Saturday, August 22, 2020

Focus

Driving this morning and shifting, I realized I went through these motions 10 ,000 times before I ever drive a car. In the car with my Dad and Grandfather, watching intently and knowing the sound of rpms before and after a shift, the thrill of acceleration after a new gear. Practicing up in the attic where my father built us a rocket (and gave us gear shifts and steering wheels), shifting for hours, yearning for a time when I could legally drive – and was still 10 to 12 years away.

The feel of shifting, steering tacitly makes the earth seem solid under me, even as I’m moving, making me trust that everything will be alright, in an otherwise much more tentative world. It harkens back to a subliminal place in my mind where I feel safe and at home – worry free and marveling at everything.

Heading down Perry Highway, I passed a section of woods and with the sun streaming down, I smell the peppery odor of dewy fern fronds pushing up and leaves, just starting to decay.

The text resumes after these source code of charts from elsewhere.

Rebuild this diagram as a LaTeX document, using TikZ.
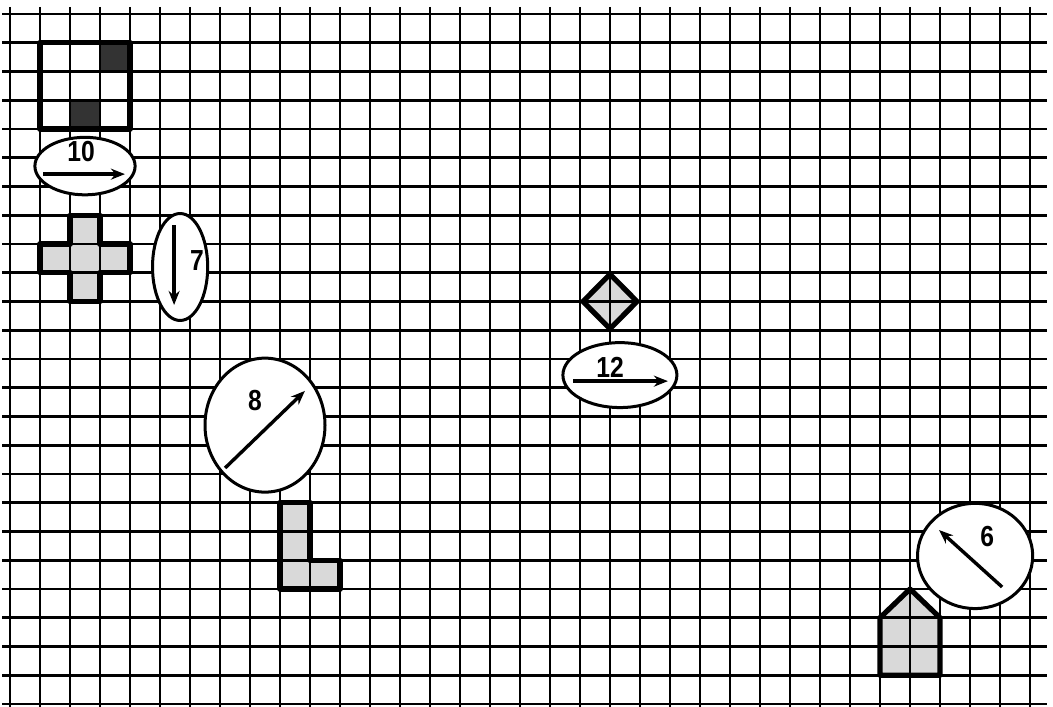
\documentclass[tikz,border=0pt]{standalone}
\usepackage{fontspec}
\setmainfont{Liberation Sans}
\usetikzlibrary{arrows.meta}
\begin{document}
\begin{tikzpicture}[x=15pt, y=-14.375pt,
  gridline/.style={black, line width=1.3pt},
  shapeline/.style={black, line width=2.6pt, line join=round},
  marker/.style={black, line width=1.5pt, fill=white},
  pointer/.style={black, line width=1.7pt, -{Stealth[length=7pt, width=5.5pt]}},
  num/.style={font=\fontsize{14.5}{16}\selectfont\bfseries, xscale=.85, inner sep=0pt}]
\useasboundingbox (-0.3333,-0.4870) rectangle (34.7667,24.0696);
\fill[black!15] (2,7) -- (3,7) -- (3,8) -- (4,8) -- (4,9) -- (3,9) -- (3,10) -- (2,10) -- (2,9) -- (1,9) -- (1,8) -- (2,8) -- cycle;
\fill[black!15] (9,17) -- (10,17) -- (10,19) -- (11,19) -- (11,20) -- (9,20) -- cycle;
\fill[black!15] (20,9.05) -- (20.9,10) -- (20,10.95) -- (19.1,10) -- cycle;
\fill[black!15] (29,23) -- (31,23) -- (31,21) -- (30,20) -- (29,21) -- cycle;
\fill[black!80] (3,1) rectangle (4,2);
\fill[black!80] (2,3) rectangle (3,4);
\foreach \i in {0,...,34}
  \draw[gridline] (\i,-0.25) -- (\i,24.1);
\foreach \j in {0,...,24}
  \draw[gridline] (-0.25,\j) -- (34.55,\j);
\draw[shapeline] (1,1) rectangle (4,4);
\draw[shapeline] (2,7) -- (3,7) -- (3,8) -- (4,8) -- (4,9) -- (3,9) -- (3,10) -- (2,10) -- (2,9) -- (1,9) -- (1,8) -- (2,8) -- cycle;
\draw[shapeline] (9,17) -- (10,17) -- (10,19) -- (11,19) -- (11,20) -- (9,20) -- cycle;
\draw[shapeline] (20,9.05) -- (20.9,10) -- (20,10.95) -- (19.1,10) -- cycle;
\draw[shapeline] (29,23) -- (31,23) -- (31,21) -- (30,20) -- (29,21) -- cycle;
\draw[marker] (2.5,5.29) ellipse [x radius=1.67, y radius=1.0];
\draw[marker] (5.67,8.8) ellipse [x radius=0.92, y radius=1.86];
\draw[marker] (8.5,14.3) ellipse [x radius=2.0, y radius=2.33];
\draw[marker] (20.33,12.56) ellipse [x radius=1.9, y radius=1.13];
\draw[marker] (32.17,18.85) ellipse [x radius=1.92, y radius=1.83];
\node[num] (lab10) at (2.37,4.8) {10};
\node[num] (lab7) at (6.23,8.56) {7};
\node[num] (lab8) at (8.17,13.43) {8};
\node[num] (lab12) at (20,12.28) {12};
\node[num] (lab6) at (32.57,18.19) {6};
\draw[pointer] (1.1,5.57) -- (3.83,5.57);
\draw[pointer] (5.47,7.34) -- (5.47,10.12);
\draw[pointer] (7.17,15.79) -- (9.83,13.11);
\draw[pointer] (18.77,12.77) -- (21.93,12.77);
\draw[pointer] (33.07,19.93) -- (30.97,17.95);
\end{tikzpicture}
\end{document}
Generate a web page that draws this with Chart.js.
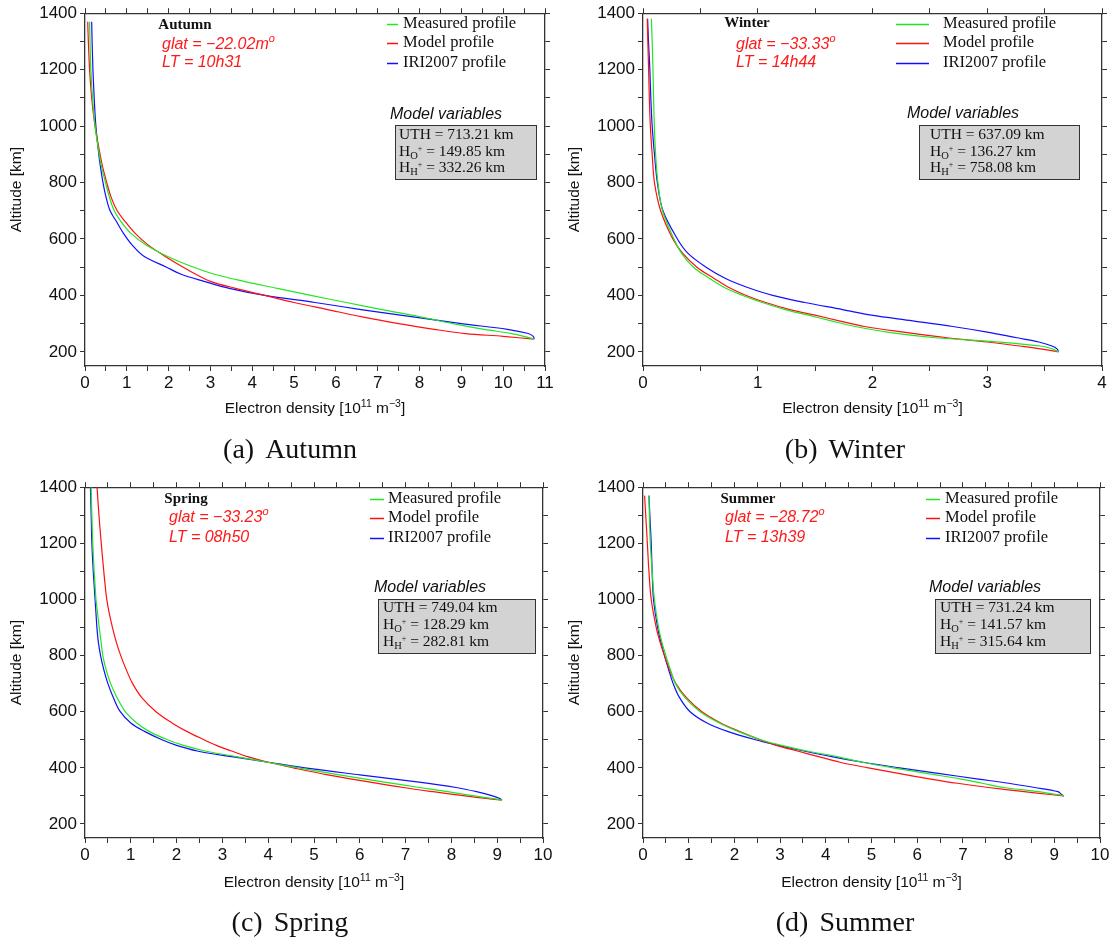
<!DOCTYPE html>
<html>
<head>
<meta charset="utf-8">
<title>Electron density profiles</title>
<script src="https://cdn.jsdelivr.net/npm/chart.js@4.4.1/dist/chart.umd.min.js"></script>
<style>
  html, body { margin: 0; padding: 0; background: #fff; }
  #fig { position: relative; width: 1114px; height: 940px; overflow: hidden; }
  .panel { position: absolute; width: 557px; height: 440px; }
  .cap { position: absolute; width: 300px; text-align: center; color: #111;
         font: 28px "Liberation Serif", "Times New Roman", serif; line-height: 30px; }
  .cap span { margin-right: 11px; }
</style>
</head>
<body>
<div id="fig">
  <canvas class="panel" id="pa" width="557" height="440" style="left:0;top:0"></canvas>
  <canvas class="panel" id="pb" width="557" height="440" style="left:558px;top:0"></canvas>
  <canvas class="panel" id="pc" width="557" height="440" style="left:0;top:474px"></canvas>
  <canvas class="panel" id="pd" width="557" height="440" style="left:558px;top:474px"></canvas>
  <div class="cap" style="left:140px;top:434px"><span>(a)</span>Autumn</div>
  <div class="cap" style="left:695px;top:434px"><span>(b)</span>Winter</div>
  <div class="cap" style="left:140px;top:907px"><span>(c)</span>Spring</div>
  <div class="cap" style="left:695px;top:907px"><span>(d)</span>Summer</div>
</div>
<script>
// ── values (density in 1e11 m^-3 at each altitude in km) ──
const seriesNames = ['Measured profile', 'Model profile', 'IRI2007 profile'];
const seriesColors = ['#22e622', '#ff1010', '#1010ff'];

const autumnAlt      = [245, 255, 265, 280, 300, 325, 350, 375, 400, 425, 450, 475, 500, 540, 580, 620, 660, 700, 750, 800, 850, 900, 1000, 1100, 1200, 1300, 1370];
const autumnMeasured = [10.74, 10.5, 10.2, 9.55, 8.8, 8.0, 7.1, 6.25, 5.4, 4.6, 3.8, 3.1, 2.6, 1.95, 1.45, 1.1, 0.87, 0.7, 0.58, 0.49, 0.405, 0.34, 0.24, 0.18, 0.14, 0.12, 0.11];
const autumnModel    = [10.74, 10.0, 9.1, 8.35, 7.5, 6.6, 5.8, 5.0, 4.3, 3.6, 3.0, 2.65, 2.35, 1.9, 1.5, 1.2, 0.97, 0.77, 0.62, 0.52, 0.43, 0.36, 0.24, 0.16, 0.11, 0.08, 0.065];
const autumnIri      = [10.74, 10.72, 10.6, 10.1, 9.0, 7.8, 6.6, 5.5, 4.3, 3.45, 2.85, 2.3, 1.95, 1.4, 1.12, 0.92, 0.76, 0.6, 0.5, 0.43, 0.375, 0.33, 0.26, 0.22, 0.19, 0.17, 0.16];

const winterAlt      = [200, 210, 220, 235, 250, 270, 290, 310, 330, 350, 375, 400, 430, 460, 500, 550, 600, 700, 800, 900, 1000, 1100, 1200, 1300, 1380];
const winterMeasured = [3.62, 3.57, 3.48, 3.1, 2.55, 2.13, 1.85, 1.64, 1.44, 1.24, 1.04, 0.87, 0.70, 0.58, 0.44, 0.335, 0.27, 0.17, 0.13, 0.11, 0.099, 0.092, 0.087, 0.08, 0.073];
const winterModel    = [3.62, 3.48, 3.3, 3.0, 2.65, 2.27, 1.93, 1.71, 1.5, 1.28, 1.07, 0.90, 0.74, 0.62, 0.47, 0.345, 0.26, 0.154, 0.10, 0.08, 0.064, 0.055, 0.049, 0.042, 0.037];
const winterIri      = [3.62, 3.61, 3.57, 3.45, 3.26, 3.0, 2.7, 2.35, 1.99, 1.74, 1.41, 1.13, 0.90, 0.72, 0.55, 0.39, 0.30, 0.174, 0.125, 0.10, 0.08, 0.068, 0.06, 0.048, 0.04];

const springAlt      = [285, 290, 300, 315, 330, 350, 375, 400, 420, 440, 460, 480, 500, 530, 560, 600, 650, 700, 750, 800, 850, 900, 950, 1000, 1050, 1100, 1200, 1300, 1420];
const springMeasured = [9.1, 8.92, 8.5, 7.92, 7.3, 6.5, 5.55, 4.67, 3.98, 3.3, 2.62, 2.15, 1.8, 1.4, 1.13, 0.88, 0.7, 0.56, 0.46, 0.39, 0.35, 0.31, 0.275, 0.24, 0.22, 0.2, 0.17, 0.15, 0.13];
const springModel    = [9.1, 8.8, 8.3, 7.6, 6.95, 6.2, 5.3, 4.55, 4.0, 3.55, 3.2, 2.87, 2.6, 2.22, 1.9, 1.55, 1.24, 1.04, 0.9, 0.78, 0.68, 0.6, 0.53, 0.475, 0.44, 0.41, 0.355, 0.305, 0.255];
const springIri      = [9.1, 9.07, 8.9, 8.55, 8.1, 7.25, 6.0, 4.8, 4.0, 3.2, 2.45, 2.0, 1.68, 1.3, 1.0, 0.77, 0.62, 0.5, 0.41, 0.34, 0.29, 0.26, 0.24, 0.22, 0.2, 0.18, 0.15, 0.135, 0.115];

const summerAlt      = [300, 305, 315, 330, 345, 360, 380, 400, 420, 440, 460, 480, 500, 530, 560, 600, 650, 700, 750, 800, 850, 900, 1000, 1100, 1200, 1300, 1370];
const summerMeasured = [9.21, 9.05, 8.65, 7.9, 7.43, 6.96, 6.21, 5.47, 4.8, 4.25, 3.59, 3.03, 2.58, 2.08, 1.67, 1.25, 0.92, 0.71, 0.6, 0.5, 0.41, 0.34, 0.25, 0.2, 0.16, 0.14, 0.13];
const summerModel    = [9.21, 8.9, 8.34, 7.56, 6.88, 6.3, 5.59, 4.93, 4.31, 3.84, 3.38, 2.92, 2.56, 2.11, 1.7, 1.29, 0.95, 0.72, 0.58, 0.47, 0.37, 0.29, 0.18, 0.13, 0.095, 0.06, 0.035];
const summerIri      = [9.21, 9.16, 9.08, 8.57, 8.0, 7.34, 6.46, 5.61, 4.81, 4.13, 3.52, 2.95, 2.46, 1.85, 1.4, 1.03, 0.8, 0.66, 0.56, 0.47, 0.39, 0.32, 0.23, 0.2, 0.18, 0.15, 0.13];

// axis ranges
const xMaxValues = [11, 4, 10, 10];
const yMin = 150, yMax = 1400;

// annotation texts
const seasons    = ['Autumn', 'Winter', 'Spring', 'Summer'];
const glatValues = ['\u221222.02m', '\u221233.33', '\u221233.23', '\u221228.72'];
const localTimes = ['10h31', '14h44', '08h50', '13h39'];
const uthValues  = ['713.21', '637.09', '749.04', '731.24'];
const hoValues   = ['149.85', '136.27', '128.29', '141.57'];
const hhValues   = ['332.26', '758.08', '282.81', '315.64'];

// ── layout (canvas pixels inside each 557x440 panel) ──
const layout = [
  { area: { left: 85, top: 12, right: 545, bottom: 366 }, seasonX: 185, glatX: 162, rows: [25, 45, 63],
    legLine: [387, 398], legText: 403, legRows: [24, 43, 63], mvX: 446, mvY: 115, box: [395, 125, 141, 54], boxText: 399, boxRows: [135, 152, 168] },
  { area: { left: 85, top: 12, right: 544, bottom: 366 }, seasonX: 189, glatX: 178, rows: [23, 45, 63],
    legLine: [338, 371], legText: 385, legRows: [24, 43, 63], mvX: 405, mvY: 114, box: [361, 125, 160, 54], boxText: 372, boxRows: [135, 152, 168] },
  { area: { left: 85, top: 12, right: 543, bottom: 364 }, seasonX: 186, glatX: 169, rows: [25, 44, 64],
    legLine: [370, 384], legText: 388, legRows: [25, 44, 64], mvX: 430, mvY: 114, box: [378, 125, 157, 54], boxText: 383, boxRows: [134, 151, 168] },
  { area: { left: 85, top: 12, right: 542, bottom: 364 }, seasonX: 190, glatX: 167, rows: [25, 44, 64],
    legLine: [368, 382], legText: 387, legRows: [25, 44, 64], mvX: 427, mvY: 114, box: [377, 125, 155, 54], boxText: 382, boxRows: [134, 151, 168] },
];

const SANS = '"Liberation Sans", Arial, sans-serif';
const SERIF = '"Liberation Serif", "Times New Roman", serif';

function runsWidth(ctx, runs) {
  let w = 0;
  runs.forEach(r => { ctx.font = r.font; w += ctx.measureText(r.t).width; });
  return w;
}
function drawRuns(ctx, runs, x, y, center) {
  let cx = center ? x - runsWidth(ctx, runs) / 2 : x;
  ctx.textAlign = 'left';
  runs.forEach(r => {
    ctx.font = r.font;
    ctx.fillText(r.t, cx, y + (r.dy || 0));
    cx += ctx.measureText(r.t).width;
  });
}

// draws titles, annotations, legend and the model-variables box
const decorPlugin = {
  id: 'decor',
  afterDraw(chart) {
    const k = chart.options.plugins.decor.index;
    const L = layout[k];
    const a = chart.chartArea;
    const ctx = chart.ctx;
    ctx.save();
    ctx.textBaseline = 'middle';
    ctx.fillStyle = '#111';

    // x title
    const base = '15.5px ' + SANS, sup = '10.5px ' + SANS;
    drawRuns(ctx, [
      { t: 'Electron density [10', font: base },
      { t: '11', font: sup, dy: -5 },
      { t: ' m', font: base },
      { t: '\u22123', font: sup, dy: -5 },
      { t: ']', font: base },
    ], (a.left + a.right) / 2, 409, true);

    // y title
    ctx.save();
    ctx.translate(17, (a.top + a.bottom) / 2);
    ctx.rotate(-Math.PI / 2);
    ctx.font = base;
    ctx.textAlign = 'center';
    ctx.fillText('Altitude [km]', 0, 0);
    ctx.restore();

    // season + position/time
    ctx.font = 'bold 15px ' + SERIF;
    ctx.textAlign = 'center';
    ctx.fillText(seasons[k], L.seasonX, L.rows[0]);
    ctx.fillStyle = '#ff1a1a';
    const it = 'italic 16px ' + SANS;
    drawRuns(ctx, [
      { t: 'glat = ' + glatValues[k], font: it },
      { t: 'o', font: 'italic 11px ' + SANS, dy: -6 },
    ], L.glatX, L.rows[1], false);
    drawRuns(ctx, [{ t: 'LT = ' + localTimes[k], font: it }], L.glatX, L.rows[2], false);

    // legend
    seriesNames.forEach((name, i) => {
      const y = L.legRows[i];
      ctx.beginPath();
      ctx.strokeStyle = seriesColors[i];
      ctx.lineWidth = 1.5;
      ctx.moveTo(L.legLine[0], y + 0.5);
      ctx.lineTo(L.legLine[1], y + 0.5);
      ctx.stroke();
      ctx.fillStyle = '#111';
      ctx.font = '16.5px ' + SERIF;
      ctx.textAlign = 'left';
      ctx.fillText(name, L.legText, y);
    });

    // model variables box
    ctx.fillStyle = '#111';
    ctx.font = 'italic 16px ' + SANS;
    ctx.textAlign = 'center';
    ctx.fillText('Model variables', L.mvX, L.mvY);
    const [bx, by, bw, bh] = L.box;
    ctx.fillStyle = '#d3d3d3';
    ctx.fillRect(bx, by, bw, bh);
    ctx.strokeStyle = '#333';
    ctx.lineWidth = 1;
    ctx.strokeRect(bx + 0.5, by + 0.5, bw, bh);
    ctx.fillStyle = '#111';
    const f = '15.5px ' + SERIF, fs = '10.5px ' + SERIF, fp = '8px ' + SERIF;
    drawRuns(ctx, [{ t: 'UTH = ' + uthValues[k] + ' km', font: f }], L.boxText, L.boxRows[0], false);
    drawRuns(ctx, [
      { t: 'H', font: f }, { t: 'O', font: fs, dy: 4 }, { t: '+', font: fp, dy: -3 },
      { t: ' = ' + hoValues[k] + ' km', font: f },
    ], L.boxText, L.boxRows[1], false);
    drawRuns(ctx, [
      { t: 'H', font: f }, { t: 'H', font: fs, dy: 4 }, { t: '+', font: fp, dy: -3 },
      { t: ' = ' + hhValues[k] + ' km', font: f },
    ], L.boxText, L.boxRows[2], false);
    ctx.restore();
  }
};

function isWhole(v, step) { return Math.abs(v / step - Math.round(v / step)) < 1e-6; }

function buildChart(canvasId, k, alt, series) {
  const L = layout[k];
  const W = 557, H = 440;
  const border = { display: true, color: '#333', width: 1.3 };
  const grid = { drawOnChartArea: false, drawTicks: true, tickLength: 5, tickColor: '#333', tickWidth: 1 };
  const xTicks = { stepSize: 0.5, autoSkip: false, maxRotation: 0, includeBounds: false, padding: 2,
                   color: '#111', font: { size: 17, family: SANS },
                   callback: v => isWhole(v, 1) ? Math.round(v) : '' };
  const yTicks = { stepSize: 100, autoSkip: false, includeBounds: false, padding: 3,
                   color: '#111', font: { size: 17, family: SANS },
                   callback: v => isWhole(v, 200) ? v : '' };

  return new Chart(document.getElementById(canvasId), {
    type: 'scatter',
    data: {
      datasets: series.map((vals, i) => ({
        label: seriesNames[i],
        data: alt.map((h, j) => ({ x: vals[j], y: h })),
        showLine: true,
        borderColor: seriesColors[i],
        backgroundColor: seriesColors[i],
        borderWidth: 1.2,
        pointRadius: 0,
        tension: 0.35,
      }))
    },
    options: {
      responsive: false,
      animation: false,
      layout: { padding: 0 },
      plugins: { legend: { display: false }, tooltip: { enabled: false }, decor: { index: k } },
      scales: {
        x: { type: 'linear', position: 'bottom', min: 0, max: xMaxValues[k],
             ticks: xTicks, grid, border,
             afterFit: s => { s.height = H - L.area.bottom; } },
        x2: { type: 'linear', axis: 'x', position: 'top', min: 0, max: xMaxValues[k],
              ticks: { ...xTicks, display: false }, grid, border,
              afterFit: s => { s.height = L.area.top; } },
        y: { type: 'linear', position: 'left', min: yMin, max: yMax,
             ticks: yTicks, grid, border,
             afterFit: s => { s.width = L.area.left; } },
        y2: { type: 'linear', axis: 'y', position: 'right', min: yMin, max: yMax,
              ticks: { ...yTicks, display: false }, grid, border,
              afterFit: s => { s.width = W - L.area.right; } },
      }
    },
    plugins: [decorPlugin]
  });
}

buildChart('pa', 0, autumnAlt, [autumnMeasured, autumnModel, autumnIri]);
buildChart('pb', 1, winterAlt, [winterMeasured, winterModel, winterIri]);
buildChart('pc', 2, springAlt, [springMeasured, springModel, springIri]);
buildChart('pd', 3, summerAlt, [summerMeasured, summerModel, summerIri]);
</script>
</body>
</html>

It takes me back to the farm, Rivendell, the commune where I spent some of my adolescent summers - and simultaneously I feel in the moment, feeling air and sun.

As I moved in towards Westview village, I noticed trees with lush leaves, some Maples to the right hanging over the road, pushing out to find more sun. The car hugged the curve, even though I wasn’t going fast, slight acceleration made me feel alive.

When the senses are in tune and the conscious and subconscious are clicking, each moment is a gift. At any other time, a routine drive – what a marvel that a slight shift in focus changes how we perceive things.